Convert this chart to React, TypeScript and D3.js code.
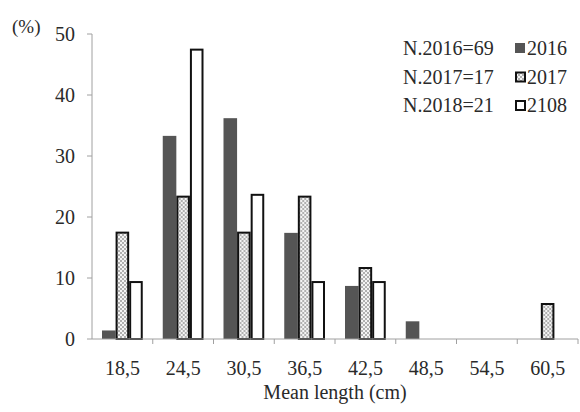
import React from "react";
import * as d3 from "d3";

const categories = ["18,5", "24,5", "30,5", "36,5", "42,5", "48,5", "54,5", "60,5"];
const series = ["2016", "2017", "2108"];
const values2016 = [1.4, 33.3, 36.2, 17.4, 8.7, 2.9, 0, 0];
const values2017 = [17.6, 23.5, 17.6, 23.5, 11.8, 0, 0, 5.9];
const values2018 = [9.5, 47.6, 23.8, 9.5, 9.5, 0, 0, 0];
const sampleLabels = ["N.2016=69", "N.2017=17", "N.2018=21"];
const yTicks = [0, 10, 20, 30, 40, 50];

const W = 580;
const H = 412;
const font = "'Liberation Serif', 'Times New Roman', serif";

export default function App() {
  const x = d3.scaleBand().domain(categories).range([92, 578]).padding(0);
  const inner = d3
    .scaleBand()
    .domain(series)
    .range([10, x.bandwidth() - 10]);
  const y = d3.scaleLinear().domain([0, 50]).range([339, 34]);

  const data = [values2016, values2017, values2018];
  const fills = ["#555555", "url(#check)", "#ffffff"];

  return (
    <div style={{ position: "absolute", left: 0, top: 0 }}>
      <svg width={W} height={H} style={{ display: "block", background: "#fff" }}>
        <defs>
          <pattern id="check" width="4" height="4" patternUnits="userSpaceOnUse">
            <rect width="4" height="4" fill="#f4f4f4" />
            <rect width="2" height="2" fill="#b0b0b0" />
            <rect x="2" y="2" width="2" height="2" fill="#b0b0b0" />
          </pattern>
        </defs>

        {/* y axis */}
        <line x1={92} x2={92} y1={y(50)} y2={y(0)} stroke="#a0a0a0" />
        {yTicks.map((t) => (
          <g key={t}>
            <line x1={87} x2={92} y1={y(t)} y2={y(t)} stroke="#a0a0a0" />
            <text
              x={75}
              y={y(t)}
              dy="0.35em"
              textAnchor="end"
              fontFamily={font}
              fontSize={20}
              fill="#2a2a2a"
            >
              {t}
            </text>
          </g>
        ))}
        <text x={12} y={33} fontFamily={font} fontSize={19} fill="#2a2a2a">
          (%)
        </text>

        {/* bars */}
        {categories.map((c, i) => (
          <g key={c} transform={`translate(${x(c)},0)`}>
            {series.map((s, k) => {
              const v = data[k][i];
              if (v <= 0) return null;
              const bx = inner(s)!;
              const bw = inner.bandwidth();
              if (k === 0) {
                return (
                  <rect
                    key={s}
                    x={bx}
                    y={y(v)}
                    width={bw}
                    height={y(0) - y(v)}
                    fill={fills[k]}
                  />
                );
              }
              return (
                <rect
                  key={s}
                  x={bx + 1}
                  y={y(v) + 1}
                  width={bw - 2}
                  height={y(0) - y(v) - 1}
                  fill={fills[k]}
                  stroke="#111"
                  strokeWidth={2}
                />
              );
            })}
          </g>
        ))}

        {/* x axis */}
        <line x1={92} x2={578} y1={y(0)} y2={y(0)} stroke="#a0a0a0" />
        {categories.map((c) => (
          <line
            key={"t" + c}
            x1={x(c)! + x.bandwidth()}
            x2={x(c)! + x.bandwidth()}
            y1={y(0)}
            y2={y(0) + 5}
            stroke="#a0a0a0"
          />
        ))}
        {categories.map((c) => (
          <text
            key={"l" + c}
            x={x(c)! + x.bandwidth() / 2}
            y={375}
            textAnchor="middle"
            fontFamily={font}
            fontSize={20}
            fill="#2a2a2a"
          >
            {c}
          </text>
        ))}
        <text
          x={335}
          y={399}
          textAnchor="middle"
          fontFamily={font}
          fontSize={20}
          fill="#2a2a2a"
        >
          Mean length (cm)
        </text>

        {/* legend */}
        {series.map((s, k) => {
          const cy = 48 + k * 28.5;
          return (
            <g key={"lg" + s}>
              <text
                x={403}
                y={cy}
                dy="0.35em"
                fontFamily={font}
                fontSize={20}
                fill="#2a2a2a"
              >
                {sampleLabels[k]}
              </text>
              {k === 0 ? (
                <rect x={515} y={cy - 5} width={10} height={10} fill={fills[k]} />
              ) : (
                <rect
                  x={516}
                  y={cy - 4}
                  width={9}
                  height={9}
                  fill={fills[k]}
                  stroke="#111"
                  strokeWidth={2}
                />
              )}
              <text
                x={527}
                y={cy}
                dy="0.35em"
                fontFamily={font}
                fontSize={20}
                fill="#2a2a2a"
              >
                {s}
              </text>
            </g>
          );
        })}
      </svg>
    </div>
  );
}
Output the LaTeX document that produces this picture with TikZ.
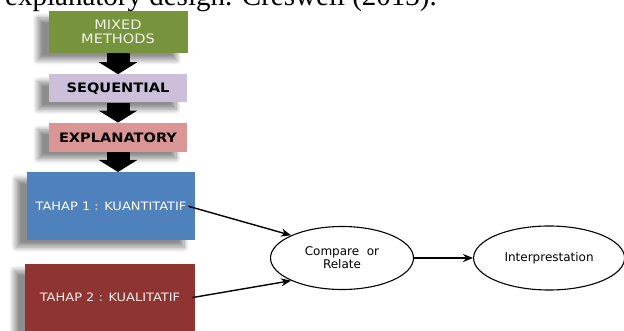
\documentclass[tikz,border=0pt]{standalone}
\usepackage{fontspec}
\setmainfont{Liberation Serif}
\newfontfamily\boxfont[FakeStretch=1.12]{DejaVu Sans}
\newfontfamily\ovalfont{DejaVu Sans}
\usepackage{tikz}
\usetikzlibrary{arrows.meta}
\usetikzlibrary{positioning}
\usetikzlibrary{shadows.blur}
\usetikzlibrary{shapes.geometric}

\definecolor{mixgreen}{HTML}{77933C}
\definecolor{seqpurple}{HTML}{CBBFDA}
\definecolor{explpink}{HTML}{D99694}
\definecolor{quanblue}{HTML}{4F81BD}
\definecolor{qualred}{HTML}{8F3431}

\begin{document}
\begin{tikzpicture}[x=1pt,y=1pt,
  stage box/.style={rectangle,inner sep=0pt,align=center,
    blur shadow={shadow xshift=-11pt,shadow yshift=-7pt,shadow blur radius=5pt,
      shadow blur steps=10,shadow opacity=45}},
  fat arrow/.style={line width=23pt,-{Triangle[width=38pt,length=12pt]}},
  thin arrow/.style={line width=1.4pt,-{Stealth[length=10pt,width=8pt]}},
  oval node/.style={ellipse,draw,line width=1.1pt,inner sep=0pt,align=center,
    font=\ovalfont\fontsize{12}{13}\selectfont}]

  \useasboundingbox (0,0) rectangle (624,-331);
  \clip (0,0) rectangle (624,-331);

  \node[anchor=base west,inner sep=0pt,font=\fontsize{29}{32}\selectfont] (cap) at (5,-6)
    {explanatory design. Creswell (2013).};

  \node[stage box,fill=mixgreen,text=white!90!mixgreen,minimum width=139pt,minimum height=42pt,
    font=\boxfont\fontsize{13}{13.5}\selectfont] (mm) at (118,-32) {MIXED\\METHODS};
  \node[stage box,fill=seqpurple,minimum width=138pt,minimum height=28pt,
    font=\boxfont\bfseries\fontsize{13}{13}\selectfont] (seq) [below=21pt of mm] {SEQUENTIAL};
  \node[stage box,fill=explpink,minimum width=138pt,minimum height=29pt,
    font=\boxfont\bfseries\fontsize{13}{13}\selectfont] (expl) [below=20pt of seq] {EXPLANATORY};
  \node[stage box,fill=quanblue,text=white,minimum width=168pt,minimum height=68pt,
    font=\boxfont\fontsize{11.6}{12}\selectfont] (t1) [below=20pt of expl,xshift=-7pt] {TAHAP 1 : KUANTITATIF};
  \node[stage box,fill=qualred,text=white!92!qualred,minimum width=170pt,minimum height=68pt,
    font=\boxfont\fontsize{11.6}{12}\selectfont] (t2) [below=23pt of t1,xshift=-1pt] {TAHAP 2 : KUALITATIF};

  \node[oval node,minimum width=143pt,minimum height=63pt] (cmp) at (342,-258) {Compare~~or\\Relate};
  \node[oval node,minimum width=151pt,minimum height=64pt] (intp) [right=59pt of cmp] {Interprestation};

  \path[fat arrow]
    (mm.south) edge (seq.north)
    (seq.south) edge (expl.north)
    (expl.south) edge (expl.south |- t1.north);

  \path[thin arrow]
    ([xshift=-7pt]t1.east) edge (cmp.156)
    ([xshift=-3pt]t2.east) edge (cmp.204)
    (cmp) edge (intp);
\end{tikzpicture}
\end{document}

************

> _What you have to do_:
Take the lines from the first line of the entries through the line with "import * as", inclusive, and give them again exactly, minus any pictures.

> _In response_:
Convert this chart to React, TypeScript and D3.js code.
import React from "react";
import * as d3 from "d3";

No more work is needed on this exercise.